If 2010 does not wind up being the Year of the Republican in Washington State, it will almost certainly be the Year of the Befuddled Pollster.
The challenge Washington State has presented to opinion takers and campaigners was significant enough to warrant a lengthy post on The New York Times Five Thirty-Eight blog earlier this week.
The inconvenient thing about Washington State, however, is that the polling there has been all over the map.
Indeed, this has been a problem for some time. In April, one survey showed Mr. Rossi ahead by 10 points, while another had Ms. Murray ahead by 17.
Things seemed to have improved last month, when several polls were in the field at the same time, and essentially all showed Ms. Murray with a small but meaningful lead.
Since then, however, the problem has gotten worse again. Rasmussen Reports has deployed four of its ubiquitous surveys in the state in the past three weeks, each showing the race essentially tied. And a Republican pollster, working for the conservative-leaning American Action Forum, showed Mr. Rossi ahead by 6 points. But yesterday, a poll by a local nonpartisan polling firm, Elway Research, gave Ms. Murray a 15-point advantage.
Now in comes The Washington Poll, giving statistical demographers more reasons to start tugging on follicles already placed on the endangered list.
Released Friday on the U.S. Senate race between Republican challenger Dino Rossi and Sen. Patty Murray (D), The Washington Poll shows Murray with a nine point lead among voters certain of their choice, an edge for the incumbent that tracks closely with the Elway Poll released earlier in the week, but clashes strongly with other credible polls that have shown Rossi and Murray in a near-dead heat.
The poll also asked about voters’ attitudes about the national health care law and what they heard may give the Rossi campaign its next television ad in light of the claim by Murray in Thursday’s televised debate that she not only read the 2,600-plus-page Obamacare bill, but, in fact, helped to write it. According to The Washington Poll, Murray voluntarily placed her fingerprints on a piece of legislation that 49 percent of voters in Democratic Washington state disapprove of compared with only 38 percent approval.
Is it possible to poll a sample that turns out to be representative of the broader population on one question (lack of support for nationalized health care) but not on another (the nine point advantage for Murray)? Maybe. Although pollsters will stand by their science, in moments of common sense they might also admit that polling large masses of humans is a bit like plunging a spoon into a banana split to determine the ratio of its ingredients. Although the scoop taken may contain the cherry, all scoops will not feature such a prize, but the proportion of hot fudge to vanilla ice cream may be a good approximation of what is in the rest of the sundae.
The Washington Poll also asked a slate of questions on a number of hot button topics and state ballot measures that may make it hard for conservatives to quickly throw this one in the trash.

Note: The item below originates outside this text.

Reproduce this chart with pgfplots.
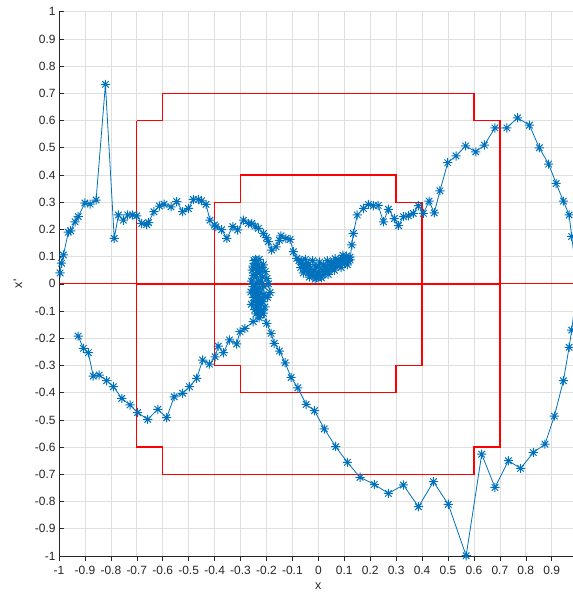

The poll carries a message that could spell defeat for many Democratic state legislators, such as state representative and House Finance chair Ross Hunter, who worked to put I-960's supermajority requirement for tax increases on ice. By a margin of 27 percent -- 57-30 --those surveyed approved of requiring a two-thirds majority for raising state taxes.
On I-1098’s proposal for a state income tax, voters rejected the measure 51-42. Those results come from a sample in which 70 percent of respondents stated that they have paid anywhere from moderately to extremely close attention to the I-1098 debate.
On I-1100’s pitch to privatize liquor sales, responses ran 47 percent in favor of privatization, 49 percent against. Perhaps with Costco conducting in-store, price comparison campaigning between now and Election Day, those numbers could tip in favor of I-1100 supporters.
The measure to repeal sales taxes on candy, soda, bottled water and other items taxed by this year’s state legislature -- I-1107 -- showed a 20-point margin for passage.
Respondents also strongly rejected the idea that the Tea Party stood for racial intolerance. Asked whether they supported the NAACP’s resolution claiming the Tea Party was an organization driven by racism, only 22 percent approved of the group’s move to paint the grass roots organization in such a light. Furthermore, the survey a small margin of support for the Tea Party movement, in general, 39-36.
The dichotomy will be obvious to some. Why are voters moving strongly to reject big government on the state level, but invite more of it on the federal level by supporting Patty Murray for re-election? That question may form the basis of a discussion that begins November 3rd.